• GIVEN EXERCISE: Repeat everything from the first line of the listing below through the line that contains "3.6, 0.02, 0.02];", exactly. Leave out pictures.

··········

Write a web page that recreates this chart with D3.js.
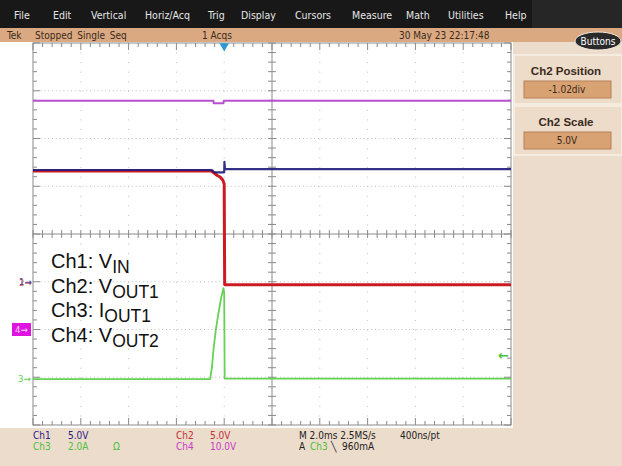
<!DOCTYPE html>
<html lang="en">
<head>
<meta charset="UTF-8">
<title>Scope capture</title>
<script src="https://cdnjs.cloudflare.com/ajax/libs/d3/7.8.5/d3.min.js"></script>
<style>
    * { margin: 0; padding: 0; box-sizing: border-box; }
    body { background: #ecdccb; width: 622px; height: 466px; overflow: hidden; }
    svg { display: block; }
    .ui { font-family: "Liberation Sans Narrow", "DejaVu Sans Condensed", "Liberation Sans", Arial, sans-serif; }
</style>
</head>
<body>
<svg id="scope" width="622" height="466"></svg>
<script>
    // menu + status texts
    const menuItems = ["File", "Edit", "Vertical", "Horiz/Acq", "Trig", "Display", "Cursors", "Measure", "Math", "Utilities", "Help"];
    const menuX = [14, 53, 91, 145, 208, 241, 295, 352, 406, 448, 505];

    // time of each point in ms relative to the trigger, value in V or A
    const ch1Time  = [-8, -0.52, -0.42, -0.03, 0.0, 0.01, 0.03, 12];
    const ch1Value = [11.7, 11.7, 11.46, 11.46, 11.46, 12.55, 11.8, 11.8];

    const ch2Time  = [-8, -0.54, -0.42, -0.29, -0.17, -0.06, 0.0, 0.02, 12];
    const ch2Value = [11.7, 11.7, 11.49, 11.23, 11.07, 10.75, 10.34, -0.22, -0.22];

    const ch3Time  = [-8, -0.59, -0.51, -0.45, -0.35, -0.24, -0.13, -0.03, 0.0, 0.02, 12];
    const ch3Value = [0.0, 0.0, 0.52, 1.22, 2.06, 2.77, 3.40, 3.81, 3.6, 0.02, 0.02];

    const ch4Time  = [-8, -0.45, -0.44, -0.03, -0.02, 12];
    const ch4Value = [47.9, 47.9, 47.4, 47.4, 47.9, 47.9];

    // volts (amps) per division and ground position in divisions
    const channels = [
        {id: 2, time: ch2Time, value: ch2Value, perDiv: 5,  offset: -1.02, color: "#cc1a22", width: 3},
        {id: 4, time: ch4Time, value: ch4Value, perDiv: 10, offset: -2,    color: "#b84fd0", width: 2},
        {id: 3, time: ch3Time, value: ch3Value, perDiv: 2,  offset: -3.04, color: "#66d156", width: 1.8},
        {id: 1, time: ch1Time, value: ch1Value, perDiv: 5,  offset: -1,    color: "#1e1a7a", width: 2.2}
    ];

    const triggerLevel = 0.96; // A on ch3

    const readoutRows = [
        [{t: "Ch1", x: 33, c: "#2a2088"}, {t: "5.0V", x: 68, c: "#2a2088"}, {t: "Ch2", x: 176, c: "#c0303a"}, {t: "5.0V", x: 210, c: "#c0303a"},
         {t: "M 2.0ms 2.5MS/s", x: 299, c: "#222"}, {t: "400ns/pt", x: 400, c: "#222"}],
        [{t: "Ch3", x: 33, c: "#4cc040"}, {t: "2.0A", x: 68, c: "#4cc040"}, {t: "\u03a9", x: 113, c: "#4cc040"}, {t: "Ch4", x: 176, c: "#c840c8"},
         {t: "10.0V", x: 210, c: "#c840c8"}, {t: "A", x: 299, c: "#222"}, {t: "Ch3", x: 310, c: "#4cc040"}, {t: "\u2572", x: 331, c: "#222"}, {t: "960mA", x: 342, c: "#222"}]
    ];

    const svg = d3.select("#scope");

    const plotLeft = 33, plotRight = 511, plotTop = 43, plotBottom = 425;
    const x = d3.scaleLinear().domain([-8, 12]).range([plotLeft, plotRight]);
    const yDiv = d3.scaleLinear().domain([-4, 4]).range([plotBottom, plotTop]);
    const xDiv = d3.scaleLinear().domain([0, 10]).range([plotLeft, plotRight]);

    // backgrounds
    svg.append("rect").attr("x", 0).attr("y", 0).attr("width", 622).attr("height", 466).attr("fill", "#ecdccb");
    svg.append("rect").attr("x", 0).attr("y", 0).attr("width", 622).attr("height", 28).attr("fill", "#181818");
    svg.append("rect").attr("x", 532).attr("y", 0).attr("width", 90).attr("height", 28).attr("fill", "#262626");
    svg.append("rect").attr("x", 0).attr("y", 28).attr("width", 622).attr("height", 14).attr("fill", "#dba981");
    svg.append("rect").attr("x", 0).attr("y", 42).attr("width", 513).attr("height", 386).attr("fill", "#ffffff");

    svg.append("g").attr("class", "ui").selectAll("text")
        .data(menuItems).enter().append("text")
        .attr("x", (d, i) => menuX[i]).attr("y", 19)
        .attr("font-size", 10.5).attr("fill", "#e6e6e6")
        .text(d => d);

    const status = svg.append("g").attr("class", "ui").attr("font-size", 10).attr("fill", "#3a2a1c");
    status.append("text").attr("x", 7).attr("y", 39).text("Tek");
    status.append("text").attr("x", 35).attr("y", 39).attr("word-spacing", 2).text("Stopped  Single Seq");
    status.append("text").attr("x", 202).attr("y", 39).text("1 Acqs");
    status.append("text").attr("x", 399).attr("y", 39).text("30 May 23 22:17:48");

    svg.append("ellipse").attr("cx", 598).attr("cy", 41).attr("rx", 23).attr("ry", 9)
        .attr("fill", "#2a2a2a").attr("stroke", "#f4e8dc").attr("stroke-width", 1);
    svg.append("text").attr("class", "ui").attr("x", 598).attr("y", 45).attr("text-anchor", "middle")
        .attr("font-size", 10).attr("fill", "#ffffff").text("Buttons");

    // right side panels
    const panels = [{label: "Ch2 Position", value: "-1.02div", y: 55}, {label: "Ch2 Scale", value: "5.0V", y: 106}];
    const panel = svg.append("g").selectAll("g").data(panels).enter().append("g");
    panel.append("rect").attr("x", 514).attr("y", d => d.y).attr("width", 108).attr("height", 49)
        .attr("fill", "#eddcca").attr("stroke", "#f8f0e6").attr("stroke-width", 1.5);
    panel.append("text").attr("x", 566).attr("y", d => d.y + 20).attr("text-anchor", "middle")
        .attr("font-family", "Liberation Sans, Arial, sans-serif").attr("font-weight", "bold")
        .attr("font-size", 11.5).attr("fill", "#3a2a1c").text(d => d.label);
    panel.append("rect").attr("x", 524).attr("y", d => d.y + 26).attr("width", 87).attr("height", 17)
        .attr("fill", "#d9a273").attr("stroke", "#b88058").attr("stroke-width", 1);
    panel.append("text").attr("class", "ui").attr("x", 567).attr("y", d => d.y + 38).attr("text-anchor", "middle")
        .attr("font-size", 10).attr("fill", "#3a2a1c").text(d => d.value);

    // graticule
    const grid = svg.append("g");
    grid.selectAll(".hg").data(d3.range(-3, 4).filter(d => d !== 0)).enter().append("line")
        .attr("x1", plotLeft).attr("x2", plotRight).attr("y1", d => yDiv(d)).attr("y2", d => yDiv(d))
        .attr("stroke", "#bdbdbd").attr("stroke-width", 1).attr("stroke-dasharray", "1,2.8");
    grid.selectAll(".vg").data(d3.range(1, 10).filter(d => d !== 5)).enter().append("line")
        .attr("y1", plotTop).attr("y2", plotBottom).attr("x1", d => xDiv(d)).attr("x2", d => xDiv(d))
        .attr("stroke", "#bdbdbd").attr("stroke-width", 1).attr("stroke-dasharray", "1,8.55");

    const minorX = d3.range(0, 51).map(i => i / 5);
    const minorY = d3.range(0, 41).map(i => -4 + i / 5);
    const tickStroke = "#8a8a8a";
    // central axes with minor ticks
    grid.append("line").attr("x1", plotLeft).attr("x2", plotRight).attr("y1", yDiv(0)).attr("y2", yDiv(0)).attr("stroke", tickStroke);
    grid.append("line").attr("y1", plotTop).attr("y2", plotBottom).attr("x1", xDiv(5)).attr("x2", xDiv(5)).attr("stroke", tickStroke);
    grid.selectAll(".cx").data(minorX).enter().append("line")
        .attr("x1", d => xDiv(d)).attr("x2", d => xDiv(d)).attr("y1", yDiv(0) - 4).attr("y2", yDiv(0) + 4).attr("stroke", tickStroke);
    grid.selectAll(".cy").data(minorY).enter().append("line")
        .attr("y1", d => yDiv(d)).attr("y2", d => yDiv(d)).attr("x1", xDiv(5) - 4).attr("x2", xDiv(5) + 4).attr("stroke", tickStroke);
    // border ticks
    const isMajor = d => Math.abs(d - Math.round(d)) < 1e-9;
    grid.selectAll(".tt").data(minorX).enter().append("line")
        .attr("x1", d => xDiv(d)).attr("x2", d => xDiv(d)).attr("y1", plotTop).attr("y2", d => plotTop + (isMajor(d) ? 7 : 4)).attr("stroke", tickStroke);
    grid.selectAll(".bt").data(minorX).enter().append("line")
        .attr("x1", d => xDiv(d)).attr("x2", d => xDiv(d)).attr("y1", plotBottom).attr("y2", d => plotBottom - (isMajor(d) ? 7 : 4)).attr("stroke", tickStroke);
    grid.selectAll(".lt").data(minorY).enter().append("line")
        .attr("y1", d => yDiv(d)).attr("y2", d => yDiv(d)).attr("x1", plotLeft).attr("x2", d => plotLeft + (isMajor(d) ? 7 : 4)).attr("stroke", tickStroke);
    grid.selectAll(".rt").data(minorY).enter().append("line")
        .attr("y1", d => yDiv(d)).attr("y2", d => yDiv(d)).attr("x1", plotRight).attr("x2", d => plotRight - (isMajor(d) ? 7 : 4)).attr("stroke", tickStroke);
    grid.append("rect").attr("x", plotLeft).attr("y", plotTop).attr("width", plotRight - plotLeft).attr("height", plotBottom - plotTop)
        .attr("fill", "none").attr("stroke", tickStroke).attr("stroke-width", 1);

    // traces
    const traces = svg.append("g");
    channels.forEach(ch => {
        const pts = ch.time.map((t, i) => [t, ch.value[i]]);
        const line = d3.line()
            .x(d => x(d[0]))
            .y(d => yDiv(d[1] / ch.perDiv + ch.offset));
        traces.append("path").datum(pts)
            .attr("d", line)
            .attr("fill", "none")
            .attr("stroke", ch.color)
            .attr("stroke-width", ch.width)
            .attr("stroke-linejoin", "round")
            .attr("opacity", ch.id === 1 ? 0.9 : 1);
    });

    // trigger position marker
    svg.append("path").attr("d", d3.symbol(d3.symbolTriangle, 40)())
        .attr("transform", `translate(${x(0)},${plotTop + 3}) rotate(180)`).attr("fill", "#2b9ad6");

    // trigger level arrow (ch3)
    const trigY = yDiv(triggerLevel / 2 + -3.04);
    svg.append("text").attr("x", plotRight - 2).attr("y", trigY + 4).attr("text-anchor", "end")
        .attr("font-size", 13).attr("font-weight", "bold").attr("font-family", "DejaVu Sans, sans-serif").attr("fill", "#4cc040").text("\u2190");

    // ground markers
    const gnd = svg.append("g").attr("class", "ui").attr("font-size", 9.5);
    [{id: 2, c: "#c0303a"}, {id: 1, c: "#2a2088"}].forEach(m => {
        const ch = channels.find(c => c.id === m.id);
        gnd.append("text").attr("x", 19).attr("y", yDiv(ch.offset) + 3).attr("fill", m.c).attr("opacity", 0.8).text(m.id + "\u2192");
    });
    const ch4 = channels.find(c => c.id === 4);
    gnd.append("rect").attr("x", 12).attr("y", yDiv(ch4.offset) - 6.5).attr("width", 19).attr("height", 13).attr("fill", "#e014e0");
    gnd.append("text").attr("x", 15).attr("y", yDiv(ch4.offset) + 3).attr("fill", "#fbd0fb").text("4\u2192");
    const ch3 = channels.find(c => c.id === 3);
    gnd.append("text").attr("x", 18).attr("y", yDiv(ch3.offset) + 3).attr("fill", "#5fcf4f").text("3\u2192");

    // channel legend
    const legend = [
        {main: "Ch1: V", sub: "IN"},
        {main: "Ch2: V", sub: "OUT1"},
        {main: "Ch3: I", sub: "OUT1"},
        {main: "Ch4: V", sub: "OUT2"}
    ];
    const lg = svg.append("g").attr("font-family", "Liberation Sans, Arial, sans-serif").attr("fill", "#111");
    legend.forEach((d, i) => {
        const t = lg.append("text").attr("x", 51).attr("y", 268 + i * 24.5).attr("font-size", 20);
        t.append("tspan").text(d.main);
        t.append("tspan").attr("font-size", 17.5).attr("dy", 5).text(d.sub);
    });

    // bottom readouts
    const ro = svg.append("g").attr("class", "ui").attr("font-size", 10);
    readoutRows.forEach((row, r) => {
        row.forEach(item => {
            ro.append("text").attr("x", item.x).attr("y", 439 + r * 11).attr("fill", item.c).text(item.t);
        });
    });
</script>
</body>
</html>
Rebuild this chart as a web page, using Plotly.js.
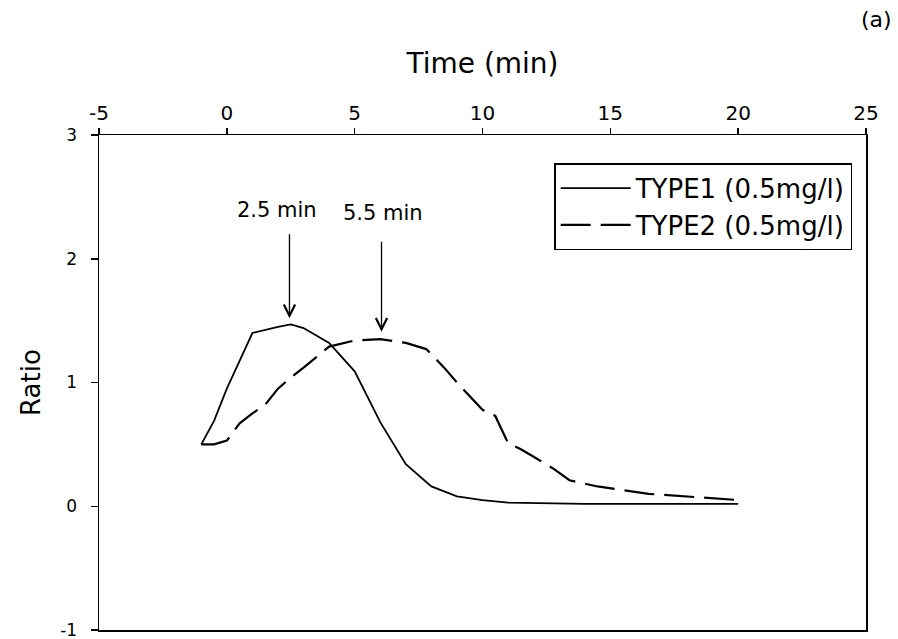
<!DOCTYPE html>
<html>
<head>
<meta charset="utf-8">
<script src="https://cdn.plot.ly/plotly-3.0.1.min.js"></script>
<style>html,body{margin:0;padding:0;background:#fff;}#chart{width:898px;height:639px;}</style>
</head>
<body>
<div id="chart"></div>
<script>
// TYPE1 (solid)
var type1X = [-1, -0.5, 0, 1, 2, 2.5, 3, 4, 5, 6, 7, 8, 9, 10, 11, 12, 13, 14, 20];
var type1Y = [0.5, 0.69, 0.95, 1.40, 1.45, 1.47, 1.44, 1.32, 1.09, 0.68, 0.34, 0.16, 0.08, 0.05, 0.03, 0.025, 0.02, 0.02, 0.02];
// TYPE2 (dashed)
var type2X = [-1, -0.5, 0, 0.5, 1, 1.5, 2, 2.5, 3, 4, 5, 6, 7, 7.8, 8.5, 9, 10, 10.5, 11, 11.5, 12, 12.8, 13.4, 14.5, 16.5, 18, 20];
var type2Y = [0.5, 0.5, 0.53, 0.67, 0.75, 0.82, 0.95, 1.04, 1.12, 1.29, 1.34, 1.35, 1.32, 1.27, 1.12, 1.0, 0.78, 0.73, 0.51, 0.46, 0.40, 0.30, 0.21, 0.16, 0.10, 0.08, 0.05];
var seriesNames = ['TYPE1 (0.5mg/l)', 'TYPE2 (0.5mg/l)'];
var xTicks = [-5, 0, 5, 10, 15, 20, 25];
var yTicks = [-1, 0, 1, 2, 3];
// annotations: label, arrow x, arrow tip y, arrow tail y, label x, label y
var markLabels = ['2.5 min', '5.5 min'];
var markArrowX = [2.45, 6.05];
var markTipY = [1.52, 1.41];
var markTailY = [2.21, 2.15];
var markLabelX = [1.95, 6.1];
var markLabelY = [2.39, 2.37];

var FONT = 'DejaVu Sans, Arial, sans-serif';

var traces = [
  {x: type1X, y: type1Y, name: seriesNames[0], mode: 'lines', type: 'scatter',
   line: {color: '#000', width: 1.8}},
  {x: type2X, y: type2Y, name: seriesNames[1], mode: 'lines', type: 'scatter',
   line: {color: '#000', width: 2.2, dash: '30px,10px'}}
];

var annotations = [];
for (var i = 0; i < markLabels.length; i++) {
  annotations.push({x: markLabelX[i], y: markLabelY[i], xref: 'x', yref: 'y', text: markLabels[i],
    showarrow: false, font: {family: FONT, size: 21, color: '#000'}});
  annotations.push({x: markArrowX[i], y: markTipY[i], ax: markArrowX[i], ay: markTailY[i],
    xref: 'x', yref: 'y', axref: 'x', ayref: 'y', text: '', showarrow: true,
    arrowhead: 5, arrowsize: 1.7, arrowwidth: 1.3, arrowcolor: '#000'});
}
annotations.push({x: (876 - 99) / 767, y: (630 - 19) / 495, xref: 'paper', yref: 'paper', text: '(a)',
  showarrow: false, xanchor: 'center', yanchor: 'middle',
  font: {family: FONT, size: 22, color: '#000'}});

var layout = {
  width: 898, height: 639,
  margin: {l: 99, r: 32, t: 135, b: 9},
  paper_bgcolor: '#fff', plot_bgcolor: '#fff',
  font: {family: FONT, color: '#000'},
  showlegend: true,
  legend: {x: 0.982, y: 0.943, xanchor: 'right', yanchor: 'top',
    bordercolor: '#000', borderwidth: 1.5, bgcolor: '#fff',
    font: {family: FONT, size: 26, color: '#000'}, itemwidth: 70},
  xaxis: {side: 'top', range: [-5, 25], tickvals: xTicks, ticktext: xTicks.map(String),
    ticks: 'outside', ticklen: 6, tickwidth: 1.5, tickcolor: '#000',
    showline: true, linecolor: '#000', linewidth: 1.5, mirror: true,
    showgrid: false, zeroline: false, ticklabelstandoff: 0, ticklabeloverflow: 'allow',
    tickfont: {family: FONT, size: 20, color: '#000'},
    title: {text: 'Time (min)', font: {family: FONT, size: 28, color: '#000'}, standoff: 18}},
  yaxis: {range: [-1, 3], tickvals: yTicks, ticktext: yTicks.map(String),
    ticks: 'outside', ticklen: 7, tickwidth: 1.5, tickcolor: '#000',
    showline: true, linecolor: '#000', linewidth: 1.5, mirror: true,
    showgrid: false, zeroline: false, ticklabelstandoff: 10, ticklabeloverflow: 'allow',
    tickfont: {family: FONT, size: 17, color: '#000'},
    title: {text: 'Ratio', font: {family: FONT, size: 26, color: '#000'}, standoff: 12}},
  annotations: annotations
};

Plotly.newPlot('chart', traces, layout, {displayModeBar: false, staticPlot: true});
</script>
</body>
</html>
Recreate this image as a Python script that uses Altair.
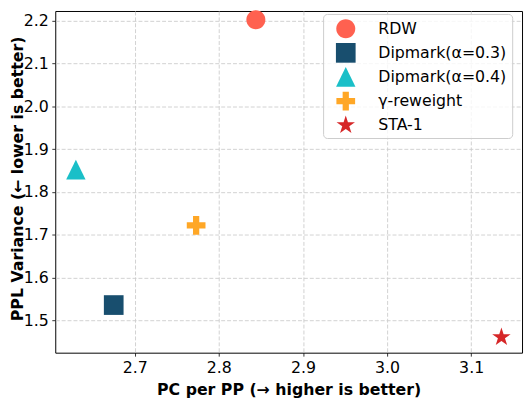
import math
import altair as alt
import pandas as pd

methods = ["RDW", "Dipmark(α=0.3)", "Dipmark(α=0.4)", "γ-reweight", "STA-1"]
pc_per_pp = [2.844, 2.675, 2.630, 2.773, 3.136]
ppl_variance = [2.202, 1.536, 1.852, 1.722, 1.461]
colors = ["#ff6150", "#184e6e", "#1abfc8", "#ffa726", "#d62728"]

x_ticks = [2.7, 2.8, 2.9, 3.0, 3.1]
y_ticks = [1.5, 1.6, 1.7, 1.8, 1.9, 2.0, 2.1, 2.2]

# marker shapes (unit box -1..1)
r = 0.965
circle = f"M{r},0A{r},{r},0,1,1,{-r},0A{r},{r},0,1,1,{r},0Z"
square = "M-1,-1L1,-1L1,1L-1,1Z"
triangle = "M0,-1L0.985,1L-0.985,1Z"
a, t = 0.95, 0.3167
plus = (f"M{-t},{-a}L{t},{-a}L{t},{-t}L{a},{-t}L{a},{t}L{t},{t}L{t},{a}"
        f"L{-t},{a}L{-t},{t}L{-a},{t}L{-a},{-t}L{-t},{-t}Z")
pts = []
for k in range(10):
    ang = math.radians(-90 + 36 * k)
    rad = 0.983 if k % 2 == 0 else 0.983 * 0.381966
    pts.append(f"{rad * math.cos(ang):.4f},{rad * math.sin(ang):.4f}")
star = "M" + "L".join(pts) + "Z"
shapes = [circle, square, triangle, plus, star]

df = pd.DataFrame({"method": methods, "pc": pc_per_pp, "var": ppl_variance})

FONT = "DejaVu Sans"

leg = alt.Legend(title=None, orient="none", legendX=272, legendY=3)

chart = alt.Chart(df).mark_point(filled=True, opacity=1, size=400, strokeWidth=0).encode(
    x=alt.X("pc:Q",
            scale=alt.Scale(domain=[2.6055, 3.1605], nice=False, zero=False),
            axis=alt.Axis(values=x_ticks, format=".1f",
                          title="PC per PP (→ higher is better)")),
    y=alt.Y("var:Q",
            scale=alt.Scale(domain=[1.4248, 2.2225], nice=False, zero=False),
            axis=alt.Axis(values=y_ticks, format=".1f",
                          title="PPL Variance (← lower is better)",
                          titleX=-38, titleY=170, titleAngle=270,
                          titleBaseline="middle", titleAlign="center")),
    color=alt.Color("method:N", scale=alt.Scale(domain=methods, range=colors),
                    legend=leg),
    shape=alt.Shape("method:N", scale=alt.Scale(domain=methods, range=shapes),
                    legend=leg),
).properties(
    width=474,
    height=347,
    autosize=alt.AutoSizeParams(type="none"),
    padding={"left": 48, "top": 0, "right": 2, "bottom": 45},
).configure_view(
    stroke="black", strokeWidth=1
).configure_axis(
    domain=False,
    grid=True,
    gridColor="#cccccc",
    gridDash=[4, 2],
    gridWidth=0.9,
    ticks=True,
    tickColor="black",
    tickSize=3.5,
    tickWidth=0.8,
    labelFont=FONT,
    labelFontSize=16,
    labelColor="black",
    labelPadding=3.5,
    titleFont=FONT,
    titleFontSize=16,
    titleFontWeight="bold",
    titleColor="black",
).configure_axisX(
    titlePadding=6,
).configure_legend(
    labelFont=FONT,
    labelFontSize=16,
    labelColor="black",
    symbolSize=400,
    symbolStrokeWidth=0,
    symbolOpacity=1,
    labelOffset=23,
    rowPadding=4.5,
    padding=5,
    symbolOffset=8,
    strokeColor="#cccccc",
    fillColor="rgba(255,255,255,0.8)",
    cornerRadius=4,
)

chart.save("out.html", embed_options={"renderer": "svg", "actions": False})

··········

• RESPONSE BELOW:
Write a web page that recreates this chart with D3.js.
<!DOCTYPE html>
<html lang="en">
<head>
<meta charset="UTF-8">
<title>Scope capture</title>
<script src="https://cdnjs.cloudflare.com/ajax/libs/d3/7.8.5/d3.min.js"></script>
<style>
    * { margin: 0; padding: 0; box-sizing: border-box; }
    body { background: #ecdccb; width: 622px; height: 466px; overflow: hidden; }
    svg { display: block; }
    .ui { font-family: "Liberation Sans Narrow", "DejaVu Sans Condensed", "Liberation Sans", Arial, sans-serif; }
</style>
</head>
<body>
<svg id="scope" width="622" height="466"></svg>
<script>
    // menu + status texts
    const menuItems = ["File", "Edit", "Vertical", "Horiz/Acq", "Trig", "Display", "Cursors", "Measure", "Math", "Utilities", "Help"];
    const menuX = [14, 53, 91, 145, 208, 241, 295, 352, 406, 448, 505];

    // time of each point in ms relative to the trigger, value in V or A
    const ch1Time  = [-8, -0.52, -0.42, -0.03, 0.0, 0.01, 0.03, 12];
    const ch1Value = [11.7, 11.7, 11.46, 11.46, 11.46, 12.55, 11.8, 11.8];

    const ch2Time  = [-8, -0.54, -0.42, -0.29, -0.17, -0.06, 0.0, 0.02, 12];
    const ch2Value = [11.7, 11.7, 11.49, 11.23, 11.07, 10.75, 10.34, -0.22, -0.22];

    const ch3Time  = [-8, -0.59, -0.51, -0.45, -0.35, -0.24, -0.13, -0.03, 0.0, 0.02, 12];
    const ch3Value = [0.0, 0.0, 0.52, 1.22, 2.06, 2.77, 3.40, 3.81, 3.6, 0.02, 0.02];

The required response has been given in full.